» EXERCISE DIRECTIONS: Repeat exactly the lines running from the first line of the data to the line containing "const lineX = [-18, -6];", both ends included, and nothing else; drop the pictures.

[Collected data entries]

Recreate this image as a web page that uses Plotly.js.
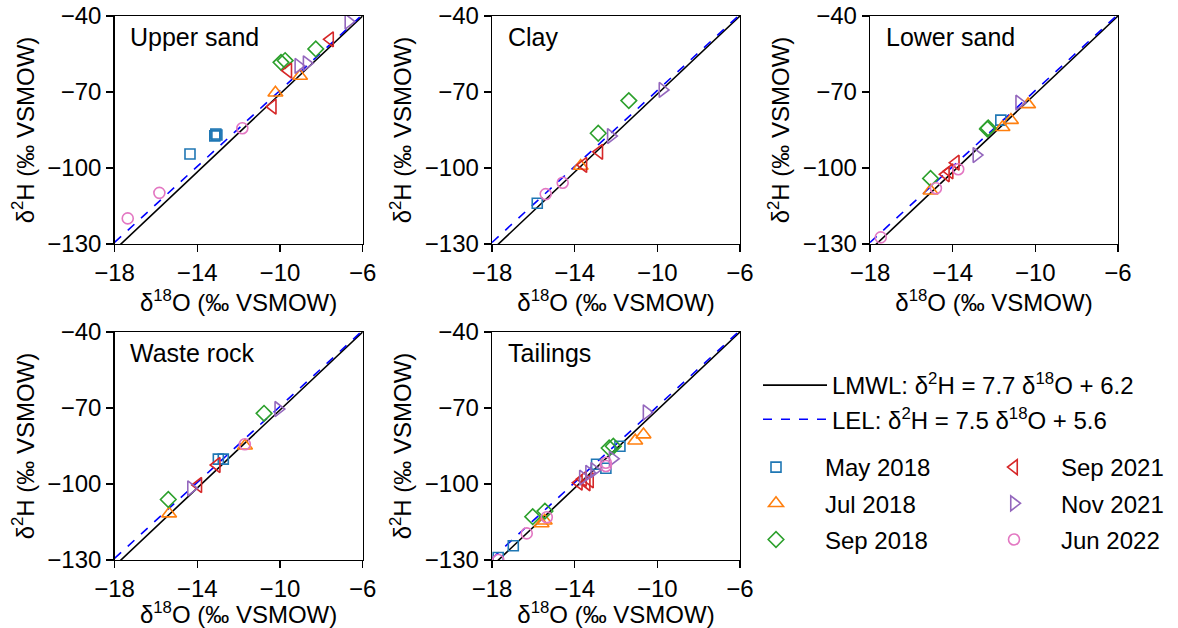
<!DOCTYPE html>
<html>
<head>
<meta charset="utf-8">
<script src="https://cdn.plot.ly/plotly-3.0.1.min.js"></script>
<style>html,body{margin:0;padding:0;background:#fff;}#chart{width:1178px;height:628px;}</style>
</head>
<body>
<div id="chart"></div>
<script>
// ---- Data ----
const panelNames = ["Upper sand", "Clay", "Lower sand", "Waste rock", "Tailings"];
const seriesNames = ["May 2018", "Jul 2018", "Sep 2018", "Sep 2021", "Nov 2021", "Jun 2022"];
const xTicks = [-18, -14, -10, -6];
const yTicks = [-130, -100, -70, -40];

// Local meteoric water line and local evaporation line: [slope, intercept]
const lmwl = [7.7, 6.2];
const lel = [7.5, 5.6];
const lineX = [-18, -6];

// [series, δ18O, δ2H]
const upperSand = [
  ["May 2018", -14.35, -94.5], ["May 2018", -13.15, -87.3], ["May 2018", -13.1, -86.6], ["May 2018", -13.05, -87.0],
  ["Jul 2018", -10.22, -70.3], ["Jul 2018", -9.03, -63.7],
  ["Sep 2018", -9.95, -58.3], ["Sep 2018", -9.75, -57.6], ["Sep 2018", -8.27, -53.0],
  ["Sep 2021", -10.35, -75.8], ["Sep 2021", -9.6, -61.6], ["Sep 2021", -7.58, -49.2],
  ["Nov 2021", -9.11, -59.7], ["Nov 2021", -8.71, -58.7], ["Nov 2021", -6.69, -42.2],
  ["Jun 2022", -17.36, -119.9], ["Jun 2022", -15.83, -109.8], ["Jun 2022", -11.82, -84.3]
];
const clay = [
  ["May 2018", -15.81, -113.9],
  ["Jul 2018", -13.71, -99.2],
  ["Sep 2018", -12.86, -86.3], ["Sep 2018", -11.38, -73.4],
  ["Sep 2021", -13.58, -98.8], ["Sep 2021", -12.81, -93.6],
  ["Nov 2021", -12.25, -87.4], ["Nov 2021", -9.75, -69.2],
  ["Jun 2022", -15.4, -110.3], ["Jun 2022", -14.58, -105.8]
];
const lowerSand = [
  ["May 2018", -11.67, -81.1],
  ["Jul 2018", -15.07, -109.0], ["Jul 2018", -11.59, -83.9], ["Jul 2018", -11.18, -81.1], ["Jul 2018", -10.35, -74.9],
  ["Sep 2018", -15.07, -104.1], ["Sep 2018", -12.32, -84.6], ["Sep 2018", -12.28, -84.2],
  ["Sep 2021", -14.33, -102.5], ["Sep 2021", -14.15, -101.3], ["Sep 2021", -13.85, -97.9],
  ["Nov 2021", -12.85, -94.9], ["Nov 2021", -10.78, -74.2],
  ["Jun 2022", -17.48, -127.4], ["Jun 2022", -14.81, -108.0], ["Jun 2022", -13.73, -100.5]
];
const wasteRock = [
  ["May 2018", -12.98, -90.2], ["May 2018", -12.74, -90.2],
  ["Jul 2018", -15.36, -111.7], ["Jul 2018", -11.69, -84.9],
  ["Sep 2018", -15.4, -106.1], ["Sep 2018", -10.77, -72.1],
  ["Sep 2021", -13.95, -100.4], ["Sep 2021", -13.06, -92.5],
  ["Nov 2021", -14.3, -101.7], ["Nov 2021", -10.08, -70.4],
  ["Jun 2022", -11.7, -84.3]
];
const tailings = [
  ["May 2018", -17.7, -129.0], ["May 2018", -16.97, -124.4], ["May 2018", -12.94, -92.2], ["May 2018", -12.49, -93.8], ["May 2018", -11.81, -85.1],
  ["Jul 2018", -15.6, -115.6], ["Jul 2018", -15.45, -114.5], ["Jul 2018", -11.07, -82.9], ["Jul 2018", -10.67, -80.5],
  ["Sep 2018", -16.03, -112.9], ["Sep 2018", -15.44, -110.7], ["Sep 2018", -12.33, -85.8], ["Sep 2018", -12.13, -85.1],
  ["Sep 2021", -13.8, -99.5], ["Sep 2021", -13.42, -99.7], ["Sep 2021", -13.26, -98.6], ["Sep 2021", -13.6, -98.0],
  ["Nov 2021", -13.6, -97.5], ["Nov 2021", -13.3, -95.6], ["Nov 2021", -13.05, -94.5], ["Nov 2021", -12.16, -90.0], ["Nov 2021", -10.52, -71.7],
  ["Jun 2022", -17.7, -130.0], ["Jun 2022", -16.32, -119.5], ["Jun 2022", -15.35, -113.1], ["Jun 2022", -12.49, -91.6], ["Jun 2022", -12.49, -92.9]
];
const panelData = [upperSand, clay, lowerSand, wasteRock, tailings];

// ---- Styles ----
const seriesColors = ["#1f77b4", "#ff7f0e", "#2ca02c", "#d62728", "#9467bd", "#e377c2"];
const seriesSymbols = ["square-open", "triangle-up-open", "diamond-open", "triangle-left-open", "triangle-right-open", "circle-open"];
const seriesSizes = [10, 13, 12, 13, 13, 11];
const FONT = "Liberation Sans, Arial, Helvetica, sans-serif";
const FS = 24;

const W = 1178, H = 628;
// panel pixel boxes [left, right, top, bottom]
const boxes = [
  [114.5, 362.7, 16, 244], [492, 740, 16, 244], [870, 1118, 16, 244],
  [114.5, 362.7, 332, 560], [492, 740, 332, 560]
];

const traces = [];
const layout = {
  width: W, height: H,
  margin: {l: 0, r: 0, t: 0, b: 0},
  paper_bgcolor: "#fff", plot_bgcolor: "#fff",
  font: {family: FONT, size: FS, color: "#000"},
  showlegend: true,
  annotations: [],
  legend: {x: 758 / W, y: 1 - 363 / H, xanchor: "left", yanchor: "top", bgcolor: "rgba(0,0,0,0)",
           font: {size: FS}, itemwidth: 64, tracegroupgap: 0},
  legend2: {x: 727 / W, y: 1 - 445 / H, xanchor: "left", yanchor: "top", bgcolor: "rgba(0,0,0,0)",
            font: {size: FS}, itemwidth: 88, tracegroupgap: 2},
  legend3: {x: 967 / W, y: 1 - 445 / H, xanchor: "left", yanchor: "top", bgcolor: "rgba(0,0,0,0)",
            font: {size: FS}, itemwidth: 84, tracegroupgap: 2}
};

panelNames.forEach((name, i) => {
  const n = i + 1;
  const xa = "x" + (n === 1 ? "" : n), ya = "y" + (n === 1 ? "" : n);
  const xk = "xaxis" + (n === 1 ? "" : n), yk = "yaxis" + (n === 1 ? "" : n);
  const b = boxes[i];
  const axCommon = {
    showline: true, linecolor: "#000", linewidth: 1.3, mirror: true,
    ticks: "outside", ticklen: 7, tickwidth: 1.3, tickcolor: "#000",
    showgrid: false, zeroline: false, automargin: false,
    tickfont: {family: FONT, size: FS, color: "#000"}
  };
  layout[xk] = Object.assign({}, axCommon, {
    domain: [b[0] / W, b[1] / W], anchor: ya, range: [-18, -6],
    tickvals: xTicks, ticktext: xTicks.map(v => "\u2212" + Math.abs(v)),
    title: {text: "δ<sup>18</sup>O (‰ VSMOW)", font: {family: FONT, size: FS}, standoff: 2}
  });
  layout[yk] = Object.assign({}, axCommon, {
    domain: [1 - b[3] / H, 1 - b[2] / H], anchor: xa, range: [-130, -40],
    tickvals: yTicks, ticktext: yTicks.map(v => "\u2212" + Math.abs(v)),
    title: {text: "δ<sup>2</sup>H (‰ VSMOW)", font: {family: FONT, size: FS}, standoff: 6}
  });
  layout.annotations.push({
    xref: xa + " domain", yref: ya + " domain", x: 0.055, y: 0.91,
    xanchor: "left", yanchor: "middle", showarrow: false,
    text: name, font: {family: FONT, size: 25, color: "#000"}
  });

  traces.push({
    type: "scatter", mode: "lines", x: lineX, y: lineX.map(v => lmwl[0] * v + lmwl[1]),
    xaxis: xa, yaxis: ya, line: {color: "#000", width: 1.6},
    name: "LMWL: δ<sup>2</sup>H = 7.7 δ<sup>18</sup>O + 6.2", legend: "legend",
    legendgroup: "lmwl", showlegend: i === 0, hoverinfo: "skip"
  });
  traces.push({
    type: "scatter", mode: "lines", x: lineX, y: lineX.map(v => lel[0] * v + lel[1]),
    xaxis: xa, yaxis: ya, line: {color: "#0000ff", width: 1.6, dash: "dash"},
    name: "LEL: δ<sup>2</sup>H = 7.5 δ<sup>18</sup>O + 5.6", legend: "legend",
    legendgroup: "lel", showlegend: i === 0, hoverinfo: "skip"
  });

  seriesNames.forEach((s, k) => {
    const pts = panelData[i].filter(p => p[0] === s);
    traces.push({
      type: "scatter", mode: "markers",
      x: pts.map(p => p[1]), y: pts.map(p => p[2]),
      xaxis: xa, yaxis: ya, name: s,
      legend: k < 3 ? "legend2" : "legend3",
      legendgroup: s, showlegend: i === 0,
      marker: {symbol: seriesSymbols[k], color: seriesColors[k], size: seriesSizes[k], line: {width: 1.6, color: seriesColors[k]}}
    });
  });
});

Plotly.newPlot("chart", traces, layout, {staticPlot: true, displayModeBar: false});
</script>
</body>
</html>
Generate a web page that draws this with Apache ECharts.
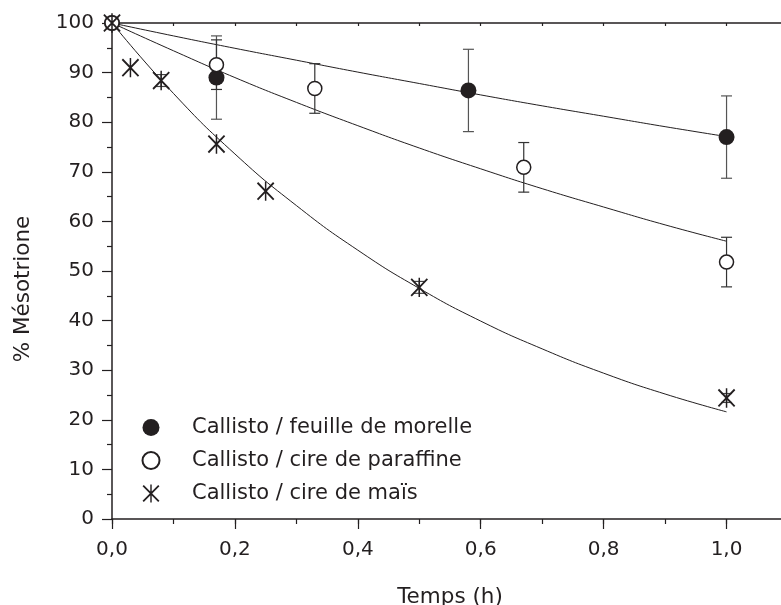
<!DOCTYPE html>
<html><head><meta charset="utf-8">
<script src="https://cdn.jsdelivr.net/npm/echarts@6/dist/echarts.min.js"></script>
<style>html,body{margin:0;padding:0;overflow:hidden;background:#fff}#c{width:800px;height:605px}</style>
</head><body><div id="c"></div>
<script>
// ---- data ----
const seriesNames = ['Callisto / feuille de morelle', 'Callisto / cire de paraffine', 'Callisto / cire de maïs'];
const timeFeuille = [0, 0.17, 0.58, 1.0];
const valFeuille  = [100, 89.0, 86.4, 77.0];
const errFeuille  = [0, 8.4, 8.3, 8.3];
const timeParaffine = [0, 0.17, 0.33, 0.67, 1.0];
const valParaffine  = [100, 91.6, 86.8, 70.9, 51.8];
const errParaffine  = [0, 5.0, 5.0, 5.0, 5.0];
const timeMais = [0, 0.03, 0.08, 0.17, 0.25, 0.5, 1.0];
const valMais  = [100, 91.0, 88.4, 75.6, 66.1, 46.7, 24.4];
const errMais  = [0, 0, 1.2, 0, 0, 1.2, 0.9];
// fitted curves, read at regular times
const fitTime      = [0, 0.1, 0.2, 0.3, 0.4, 0.5, 0.6, 0.7, 0.8, 0.9, 1.0];
const fitFeuille   = [100, 97.4, 94.9, 92.5, 90.1, 87.8, 85.5, 83.3, 81.2, 79.1, 77.1];
const fitParaffine = [100, 94.4, 89.0, 84.0, 79.3, 74.8, 70.6, 66.6, 62.9, 59.3, 56.0];
const fitMais      = [100, 85.8, 73.6, 63.2, 54.2, 46.5, 39.9, 34.3, 29.4, 25.2, 21.6];
const xAxisTitle = 'Temps (h)';
const yAxisTitle = '% Mésotrione';

// ---- styling ----
const INK = '#231f20';
const FONT = 'DejaVu Sans';
const STAR = 'path://M46,0 L54,0 L54,100 L46,100 Z M10,3 L97,90 L90,97 L3,10 Z M97,10 L10,97 L3,90 L90,3 Z';

const zip = (xs, ys) => xs.map((x, i) => [x, ys[i]]);
const errData = (xs, ys, es) => xs.map((x, i) => [x, ys[i] - es[i], ys[i] + es[i]]).filter((d, i) => es[i] > 0);

function errSeries(data, color) {
  return {
    type: 'custom', xAxisIndex: 0, yAxisIndex: 0, z: 3, silent: true,
    data: data, encode: { x: 0, y: [1, 2] },
    renderItem: function (params, api) {
      const x = api.value(0), lo = api.value(1), hi = api.value(2);
      const a = api.coord([x, lo]), b = api.coord([x, hi]);
      const hw = 5.5, st = { stroke: color, lineWidth: 1.2 };
      return { type: 'group', children: [
        { type: 'line', shape: { x1: a[0], y1: a[1], x2: b[0], y2: b[1] }, style: st },
        { type: 'line', shape: { x1: a[0] - hw, y1: a[1], x2: a[0] + hw, y2: a[1] }, style: st },
        { type: 'line', shape: { x1: b[0] - hw, y1: b[1], x2: b[0] + hw, y2: b[1] }, style: st }
      ] };
    }
  };
}
function fitSeries(ys) {
  return { type: 'line', name: 'fit', xAxisIndex: 0, yAxisIndex: 0, data: zip(fitTime, ys), smooth: true,
    showSymbol: false, silent: true, z: 2, lineStyle: { color: INK, width: 1 } };
}

const chart = echarts.init(document.getElementById('c'), null, { renderer: 'canvas' });
const axisLine = { show: true, lineStyle: { color: INK, width: 1.5 } };
chart.setOption({
  animation: false,
  backgroundColor: '#fff',
  textStyle: { fontFamily: FONT, color: INK },
  grid: { left: 112, right: 12, top: 23, bottom: 86, containLabel: false, outerBoundsMode: 'none' },
  xAxis: [
    { type: 'value', position: 'bottom', min: 0, max: 1.1, interval: 0.2,
      axisLine: axisLine, splitLine: { show: false },
      axisTick: { show: true, inside: false, length: 10, lineStyle: { color: INK, width: 1.2 } },
      axisLabel: { margin: 21, fontSize: 20, fontFamily: FONT, color: INK, showMaxLabel: false,
        formatter: v => (v <= 1.0001 && Math.round(v * 10) % 2 === 0) ? v.toFixed(1).replace('.', ',') : '' },
      name: xAxisTitle, nameLocation: 'middle', nameGap: 67,
      nameTextStyle: { fontSize: 21.5, fontFamily: FONT, color: INK } },
    { type: 'value', position: 'bottom', min: 0, max: 1.1, interval: 0.1,
      axisLine: { show: false }, splitLine: { show: false }, axisLabel: { show: false },
      axisTick: { show: true, inside: false, length: 5, lineStyle: { color: INK, width: 1.2 } } },
    { type: 'value', position: 'top', min: 0, max: 1.1, interval: 0.1,
      axisLine: axisLine, splitLine: { show: false }, axisLabel: { show: false },
      axisTick: { show: true, inside: true, length: 3, lineStyle: { color: INK, width: 1.2 } } }
  ],
  yAxis: [
    { type: 'value', position: 'left', min: 0, max: 100, interval: 10,
      axisLine: axisLine, splitLine: { show: false },
      axisTick: { show: true, inside: false, length: 10, lineStyle: { color: INK, width: 1.2 } },
      minorTick: { show: true, splitNumber: 2, length: 5, lineStyle: { color: INK, width: 1.2 } },
      axisLabel: { margin: 18, fontSize: 20, fontFamily: FONT, color: INK },
      name: yAxisTitle, nameLocation: 'middle', nameGap: 78, nameRotate: 90,
      nameTextStyle: { fontSize: 21.5, fontFamily: FONT, color: INK, padding: [0, 36, 0, 0] } }
  ],
  legend: {
    orient: 'vertical', left: 136.5, top: 412, itemWidth: 17, itemHeight: 18, itemGap: 12,
    data: seriesNames, selectedMode: false,
    textStyle: { fontSize: 21, fontFamily: FONT, color: INK, lineHeight: 18, padding: [0, 0, 0, 27.5] }
  },
  series: [
    fitSeries(fitFeuille), fitSeries(fitParaffine), fitSeries(fitMais),
    errSeries(errData(timeFeuille, valFeuille, errFeuille), '#555'),
    errSeries(errData(timeParaffine, valParaffine, errParaffine), '#333'),
    errSeries(errData(timeMais, valMais, errMais), '#444'),
    { type: 'scatter', name: seriesNames[0], xAxisIndex: 0, yAxisIndex: 0, z: 5,
      data: zip(timeFeuille, valFeuille), symbol: 'circle', symbolSize: 16,
      itemStyle: { color: INK, opacity: 1 } },
    { type: 'scatter', name: seriesNames[1], xAxisIndex: 0, yAxisIndex: 0, z: 6,
      data: zip(timeParaffine, valParaffine), symbol: 'circle', symbolSize: 14,
      itemStyle: { color: '#fff', borderColor: INK, borderWidth: 1.5, opacity: 1 } },
    { type: 'scatter', name: seriesNames[2], xAxisIndex: 0, yAxisIndex: 0, z: 7,
      data: zip(timeMais, valMais), symbol: STAR, symbolSize: [17.5, 19.4],
      itemStyle: { color: INK, opacity: 1 } }
  ]
});
</script></body></html>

» ANSWER:
Recreate this image as a web page that uses Plotly.js.
<!DOCTYPE html>
<html>
<head>
<meta charset="utf-8">
<script src="https://cdn.plot.ly/plotly-3.0.1.min.js"></script>
<style>html,body{margin:0;padding:0;background:#fff;}#chart{width:1178px;height:628px;}</style>
</head>
<body>
<div id="chart"></div>
<script>
// ---- Data ----
const panelNames = ["Upper sand", "Clay", "Lower sand", "Waste rock", "Tailings"];
const seriesNames = ["May 2018", "Jul 2018", "Sep 2018", "Sep 2021", "Nov 2021", "Jun 2022"];
const xTicks = [-18, -14, -10, -6];
const yTicks = [-130, -100, -70, -40];

// Local meteoric water line and local evaporation line: [slope, intercept]
const lmwl = [7.7, 6.2];
const lel = [7.5, 5.6];
const lineX = [-18, -6];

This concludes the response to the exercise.